Chairman PHMA said that high cost of doing business is only because of inept government policies and its inability to implement its own decisions. He said extra ordinary delay in the sales tax refunds is one example. He said there are exporters that have not received refunds on dozens of their export consignments spread over two years.
He said ensuring full documentation of economy is governments’ job and exports should not be penalized for its failure.
Jawwad said the power supplied by the state is most expensive in the region that enhances cost. Gas he added is sparkly available in Punjab that deprives the industry of producing power at low cost. He regretted that the government has recently subjected furnace oil to addition sales tax increasing the cost of the alternate fuel available for self generation.

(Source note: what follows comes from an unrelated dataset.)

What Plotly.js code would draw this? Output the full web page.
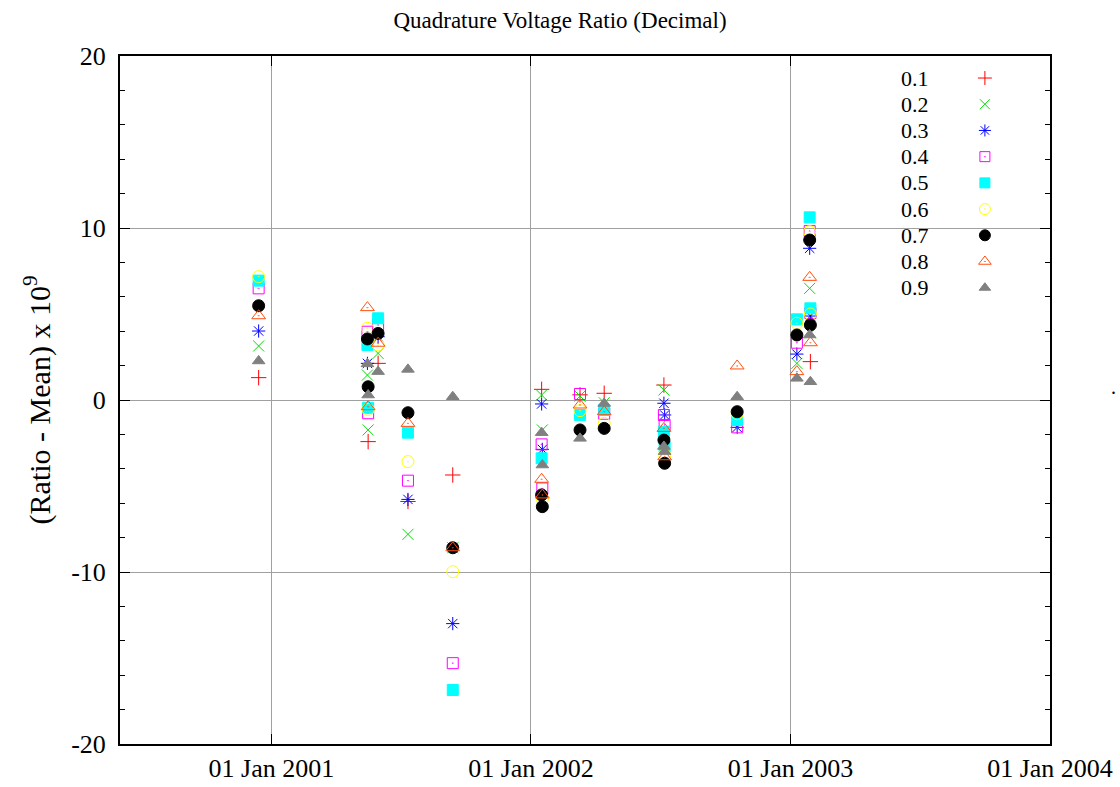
<!DOCTYPE html>
<html>
<head>
<meta charset="utf-8">
<script src="https://cdn.plot.ly/plotly-3.0.1.min.js"></script>
<style>html,body{margin:0;padding:0;background:#fff;}#chart{width:1120px;height:787px;}</style>
</head>
<body>
<div id="chart"></div>
<script>
// Measurement dates (two runs on near-identical days appear as separate entries)
const dates = ['2000-12-14','2001-05-16','2001-05-17','2001-05-31','2001-07-12','2001-09-13',
  '2002-01-16','2002-01-17','2002-03-11','2002-04-14','2002-07-07','2002-07-08',
  '2002-10-18','2003-01-10','2003-01-28','2003-01-29'];

const seriesNames = ['0.1','0.2','0.3','0.4','0.5','0.6','0.7','0.8','0.9'];

const s01 = [1.30, null, -2.42, 2.13, -5.90, -4.36, 0.62, null, 0.30, 0.39, 0.87, null, null, null, null, 2.23];
const s02 = [3.14, 1.45, -1.74, 2.71, -7.81, -8.59, 0.29, -1.74, 0.23, -0.16, 0.58, -1.90, null, 2.13, 6.49, 3.90];
const s03 = [4.01, 2.13, null, 3.68, -5.78, -13.0, -0.23, -2.87, null, null, -0.19, -0.87, -1.59, 2.67, 8.82, 4.88];
const s04 = [6.49, 3.97, -0.77, 4.36, -4.69, -15.3, -2.58, -5.14, 0.35, -0.80, -0.87, -1.45, -1.59, 3.33, 9.82, 5.05];
const s05 = [6.94, 3.20, -0.45, 4.75, -1.90, -16.86, -3.39, null, -0.87, -0.58, -1.84, -2.71, -1.16, 4.69, 10.62, 5.33];
const s06 = [7.17, 4.17, -0.55, 3.20, -3.58, -9.98, null, -5.76, -0.62, -1.36, null, -3.20, -0.80, 4.46, 9.79, 5.00];
const s07 = [5.48, 3.55, 0.77, 3.87, -0.74, -8.59, -5.52, -6.20, -1.74, -1.65, -2.33, -3.68, -0.68, 3.78, 9.30, 4.36];
const s08 = [4.90, 5.37, -0.39, 3.30, -1.36, -8.59, -4.61, -5.52, -0.29, -0.68, -1.65, -3.30, 1.98, 1.65, 7.13, 3.33];
const s09 = [2.27, 2.10, 0.29, 1.65, 1.78, 0.19, -1.90, -3.78, -2.23, -0.20, -2.70, -3.00, 0.19, 1.26, 3.78, 1.06];

const allSeries = [s01,s02,s03,s04,s05,s06,s07,s08,s09];

const yTickVals = [-20, -10, 0, 10, 20];
const yTickText = ['-20', '-10', '0', '10', '20'];

const styles = [
  {symbol:'cross-thin-open', color:'#ff0000', size:11},
  {symbol:'x-thin-open', color:'#00e000', size:11},
  {symbol:'asterisk-open', color:'#0000ff', size:11},
  {symbol:'square-open-dot', color:'#ff00ff', size:11},
  {symbol:'square', color:'#00ffff', size:11},
  {symbol:'circle-open-dot', color:'#ffff00', size:12},
  {symbol:'circle', color:'#000000', size:12},
  {symbol:'triangle-up-open-dot', color:'#ff5010', size:12},
  {symbol:'triangle-up', color:'#808080', size:11}
];

const serif = '"Liberation Serif", "Times New Roman", serif';

const traces = allSeries.map((vals, i) => ({
  type:'scatter', mode:'markers', x:dates, y:vals, name:seriesNames[i],
  showlegend:false, cliponaxis:false,
  marker:{symbol:styles[i].symbol, size:styles[i].size, color:styles[i].color, opacity:1,
          line:{color:styles[i].color, width:1}}
}));

// Legend keys drawn on an overlay axis (0..1) so text sits left of the marker as in the original
const keyX = 0.93, keyTop = 0.968, keyStep = 0.0381;
traces.push({
  type:'scatter', mode:'markers', xaxis:'x2', yaxis:'y2', showlegend:false, hoverinfo:'skip',
  x: seriesNames.map(() => keyX),
  y: seriesNames.map((_, i) => keyTop - i*keyStep),
  marker:{symbol:styles.map(s=>s.symbol), size:styles.map(s=>s.size-1), color:styles.map(s=>s.color),
          opacity:1, line:{color:styles.map(s=>s.color), width:1}}
});

const annotations = seriesNames.map((n, i) => ({
  xref:'paper', yref:'paper', x:0.855, y:keyTop - i*keyStep, text:n, showarrow:false,
  xanchor:'center', yanchor:'middle', font:{family:serif, size:22, color:'#000'}
}));
annotations.push({xref:'paper', yref:'paper', x:1.068, y:0.5, text:'.', showarrow:false,
  xanchor:'center', yanchor:'bottom', font:{family:serif, size:20, color:'#000'}});

const layout = {
  width:1120, height:787,
  margin:{l:120, r:70, t:56, b:43},
  paper_bgcolor:'#fff', plot_bgcolor:'#fff',
  title:{text:'Quadrature Voltage Ratio (Decimal)', x:0.5, xanchor:'center', y:0.975, yanchor:'middle',
         font:{family:serif, size:23, color:'#000'}},
  font:{family:serif, color:'#000'},
  xaxis:{type:'date', range:['2000-06-02','2004-01-01'], tick0:'2001-01-01', dtick:'M12',
    tickformat:'%d %b %Y', ticks:'inside', ticklen:10, tickwidth:1, tickcolor:'#000',
    showline:true, linecolor:'#000', linewidth:2, mirror:'ticks',
    showgrid:true, gridcolor:'#a0a0a0', gridwidth:1, zeroline:false,
    tickfont:{family:serif, size:26, color:'#000'}},
  yaxis:{range:[-20,20], tickmode:'array', tickvals:yTickVals, ticktext:yTickText,
    ticks:'inside', ticklen:10, tickwidth:1, tickcolor:'#000', ticklabelstandoff:7,
    showline:true, linecolor:'#000', linewidth:2, mirror:'ticks',
    showgrid:true, gridcolor:'#a0a0a0', gridwidth:1, zeroline:false,
    minor:{dtick:2, ticks:'inside', ticklen:5, tickcolor:'#000', showgrid:false},
    tickfont:{family:serif, size:26, color:'#000'},
    title:{text:'(Ratio - Mean) x 10<sup>9</sup>', standoff:12, font:{family:serif, size:30, color:'#000'}}},
  xaxis2:{overlaying:'x', range:[0,1], visible:false, fixedrange:true},
  yaxis2:{overlaying:'y', range:[0,1], visible:false, fixedrange:true},
  shapes:[{type:'rect', xref:'paper', yref:'paper', x0:0.823, x1:0.996, y0:0.645, y1:0.99,
    fillcolor:'#fff', line:{width:0}, layer:'between'}],
  annotations:annotations,
  showlegend:false
};

Plotly.newPlot('chart', traces, layout, {staticPlot:true});
</script>
</body>
</html>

Former Chairman PHMA Shahzad Azam Khan advised the government to take the compliance issue of 27 conventions signed with EU to ensure continuity of GSP Plus status.
He urged the government to remove bottlenecks that hamper exports. He said knitwear is the most labor intensive industry of the country. He said about 1200 organized units spread in Karachi, Lahore, Faisalabad and Sialkot are operating in country which is about the same as 15 years back.
He said though export of knitted garments shows an ever growing trend over the past many years but inconsistent government policies and failure to match facilitations provided to this sector by India and Bangladesh has resulted in closure of numerous smaller units.
He said there are certain compliance issues like water treatment plants that are out of reach of small knitwear units. He said despite numerous promises no government has yet installed a common water treatment facility for small knitwear units so that they could qualify for exports.
Former PHMA Chairman North Zone Adil Butt said some features of new textile policy are attractive; He said special rebates on exceeding exports by 10 percent to knitwear exporters should be reduced to any increase in exports to motivate small exporters.
He hoped that the new policy would be implemented with spirit and not shelved like the previous 2009-13 policy after announcement.